Rags & Tigger Show

The setup:  We have a small barn with a 30 x 30 space in it for horses (one end is the feed/tack room and a tool & supplies for non-horse stuff room).   On each side of the barn is a fenced area 30 x 40 feet (in other words, the full length of the barn, not just the horse end) and the south side of the horse are is open.  Horses go in and out through an 8 foot wide gate and door on the west, and once in they can always get into the south barn lot, and can get into the north barn lot by one of the two stalls that back on the north wall…it has a 6 foot wide gate and door.  That west door leads directly into a field of almost an acre (south) and through a gate into a slightly smaller field to the north.  At feeding time, if the horses are out in one of the fields, I close the west gate so I can prepare their feeds, clean the water tubs and start filling them, sweep the part of the barn floor that’s covered with stall mats, without a nosy horse getting in my way, and then let them in.

Yesterday late-afternoon, they were already in the barn when I came out: Where’s supper???  I picked up a couple of flakes of hay from the aisle between feed room and tool room, and headed out to the north.  They could see me out the north door and quickly came through a stall into the north barn lot, walking along its north fence as I walked past it to the west.   Sometimes horses will get hung up on which way they’re going, and be unwilling to backtrack to find a gate.  Rags and Tigger surged back and forth once but then stopped, close to the corner of the barn lot and watching me…and I thought I might have to go lure them back through the barn and out after putting the hay out.   But….they stopped staring at me and looked around.  Thought balloons hovered over their heads.  “Can’t get over this fence.  No gate here.  Gate to the north on this fence…closed.  But…if we just went *away* from the hay first….”  Rags looked back at the barn door, back at me, then turned and started into the barn, picking up a trot.  Tigger was right behind him.   The thunder of hooves grew and they came out of the west door of the barn FAST, both happy and smug (Tigger doing that thing with his head that Arabs do when they are feeling triumphant.    Soon they were munching away on the hay I threw over the fence.  I was also feeling happy and smug, because I made it back around to the east side of the barn, through the aisle, and across to the west door before Tigger (naturally Tigger…Rags does not leave a food source until it’s ALL gone)  could react to the sound of the gate chain in the aisle and come to see what was happening.

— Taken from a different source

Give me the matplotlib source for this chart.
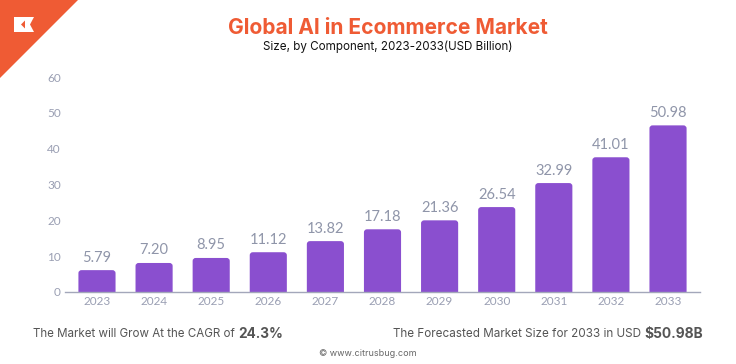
import matplotlib
matplotlib.use("Agg")
import matplotlib.pyplot as plt
from matplotlib.patches import FancyBboxPatch, Polygon

# ---- data ----
years = ["2023", "2024", "2025", "2026", "2027", "2028", "2029", "2030", "2031", "2032", "2033"]
bar_heights = [6.1, 8.1, 9.5, 11.1, 14.2, 17.5, 20.0, 23.7, 30.4, 37.6, 46.5]
value_labels = ["5.79", "7.20", "8.95", "11.12", "13.82", "17.18", "21.36", "26.54", "32.99", "41.01", "50.98"]
y_ticks = [0, 10, 20, 30, 40, 50, 60]

title = "Global AI in Ecommerce Market"
subtitle = "Size, by Component, 2023-2033(USD Billion)"
cagr_text = "The Market will Grow At the CAGR of "
cagr_value = "24.3%"
forecast_text = "The Forecasted Market Size for 2033 in USD "
forecast_value = "$50.98B"
credit = "© www.citrusbug.com"

ORANGE = "#ef5b34"
PURPLE = "#8a4fcf"
GRAY = "#9a9fb3"
LABEL_GRAY = "#8f95a9"
TEXT_GRAY = "#555555"

W, H = 736, 364
fig = plt.figure(figsize=(7.36, 3.64), dpi=100)
fig.patch.set_facecolor("white")

ax = fig.add_axes([65 / W, 1 - 292 / H, 635 / W, 215 / H])
x = list(range(len(years)))
bars = ax.bar(x, bar_heights, width=0.65, color=PURPLE)
for b in bars:
    b.set_visible(False)
    p = FancyBboxPatch((b.get_x(), -2), b.get_width(), b.get_height() + 2,
                       boxstyle="round,pad=0,rounding_size=0.055",
                       mutation_aspect=15, facecolor=PURPLE, edgecolor="none")
    ax.add_patch(p)

for xi, h, lab in zip(x, bar_heights, value_labels):
    ax.annotate(lab, (xi, h), xytext=(0, 4), textcoords="offset points",
                ha="center", va="bottom", fontsize=10.5, color=LABEL_GRAY,
                family="Lato")

ax.set_xlim(-0.56, 10.56)
ax.set_ylim(0, 60)
ax.set_yticks(y_ticks)
ax.set_yticklabels([str(t) for t in y_ticks])
ax.set_xticks(x)
ax.set_xticklabels(years)
ax.tick_params(axis="both", length=0, labelsize=8.5, colors=GRAY)
ax.tick_params(axis="y", pad=3)
ax.tick_params(axis="x", pad=3)
for lbl in ax.get_xticklabels() + ax.get_yticklabels():
    lbl.set_family("Lato")
for s in ["top", "right", "left"]:
    ax.spines[s].set_visible(False)
ax.spines["bottom"].set_color("#a3a7ba")
ax.spines["bottom"].set_linewidth(1)
ax.set_facecolor("none")

fig.canvas.draw()
r = fig.canvas.get_renderer()


def fit(t, target_w):
    w = t.get_window_extent(r).width
    t.set_fontsize(t.get_fontsize() * target_w / w)


# titles
tt = fig.text(388 / W, 1 - 28.5 / H, title, ha="center", va="center", fontsize=15,
              fontweight="bold", color=ORANGE, family="Inter")
fit(tt, 320)
st = fig.text(388 / W, 1 - 47 / H, subtitle, ha="center", va="center", fontsize=8.5,
              color="#111111", family="Inter")
fit(st, 250)

# corner logo
fig.patches.append(Polygon([[0, 1], [78 / W, 1], [0, 1 - 78 / H]], closed=True,
                           transform=fig.transFigure, facecolor=ORANGE,
                           edgecolor="none"))
fig.patches.append(Polygon([[14 / W, 1 - 17 / H], [34 / W, 1 - 17 / H],
                            [30 / W, 1 - 24.5 / H], [34 / W, 1 - 32 / H],
                            [14 / W, 1 - 32 / H]], closed=True,
                           transform=fig.transFigure, facecolor="white",
                           edgecolor="none"))
fig.patches.append(Polygon([[21 / W, 1 - 24.5 / H], [25 / W, 1 - 20.5 / H],
                            [25 / W, 1 - 28.5 / H]], closed=True,
                           transform=fig.transFigure, facecolor=ORANGE,
                           edgecolor="none"))

# bottom texts
Y = 1 - 334 / H
t1 = fig.text(33 / W, Y, cagr_text, ha="left", va="center",
              fontsize=8.5, color=TEXT_GRAY, family="Inter")
t2 = fig.text(0, Y, cagr_value, ha="left", va="center",
              fontsize=10, fontweight="bold", color=TEXT_GRAY, family="Inter")
tot = t1.get_window_extent(r).width + t2.get_window_extent(r).width
k = 251 / tot
t1.set_fontsize(t1.get_fontsize() * k)
t2.set_fontsize(t2.get_fontsize() * k)
t2.set_x(t1.get_window_extent(r).x1 / W)

t4 = fig.text(703 / W, Y, forecast_value, ha="right", va="center",
              fontsize=10, fontweight="bold", color=TEXT_GRAY, family="Inter")
t3 = fig.text(0, Y, forecast_text, ha="right", va="center",
              fontsize=8.5, color=TEXT_GRAY, family="Inter")
tot = t3.get_window_extent(r).width + t4.get_window_extent(r).width
k = 311 / tot
t3.set_fontsize(t3.get_fontsize() * k)
t4.set_fontsize(t4.get_fontsize() * k)
t3.set_x(t4.get_window_extent(r).x0 / W)

fig.text(0.5, 1 - 353 / H, credit, ha="center", va="center", fontsize=6.5,
         color="#666666", family="Inter")

fig.savefig("out.png", dpi=100)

Of course they’ve been in and out of that north barn lot many times, including making the turn inside the barn to go out the west door.  But turning away from the sight of a desired food source (albeit moving slowly farther away) is often claimed to be against horse sense.  They had to make a 180 to the barn gate gate, then a 90 in the barn, and then a turn back to the fence between the two fields (not another 90, because I was far enough west and also back in view.   Clever ponies.

2 thoughts on “Rags & Tigger Show

  1. Would they starve if they refused to temporarily leave a spot to go to where there is food? What would they do if equally between two flakes of hay – like the famous donkey that starved to death unable to just go to one of the two hay stacks? I think that this is a case where thought overcomes instinct.

    1. Horses never have a problem with “between two haystacks.” Neither do donkeys. They go back and forth and pick up stray bits in between. In the wild state, they may travel a mile or so between especially desirable food sources (the function of the alpha mare in that situation is to remember where each delicious patch is, and where water is, and lead the herd from one to another. And also to stand guard while they eat and sleep.)

      Horses will starve in enclosures they can’t get out of and it can take young horses (no experience in problem-solving, no mama mare to lead them) longer to figure out if there’s a gate *anywhere* or a weak post they can push over. Occasional geniuses have figured out how to get through a slightly loose wire fence without getting cut (there’s a video on line of a horse slowly and carefully working its way through such a fence, not getting cut. Another video of a horse unhooking, by the handles, a multi-strand electric fence. One with a horse running flat out toward a board fence, throwing itself down, and sliding under the bottom board, rolling back up and…gone.

      Given time, a healthy (not starving) bored horse can figure out many ingenious ways to escape. “Illusion” was one such; I never witnessed his greatest escapes and traps (he trapped a horse that bullied him into its own stall and locked the stall door on it.) But a desperate horse, panicking, can’t think well (like a desperate panicking human) and in a panic, like Tigger, get badly hurt.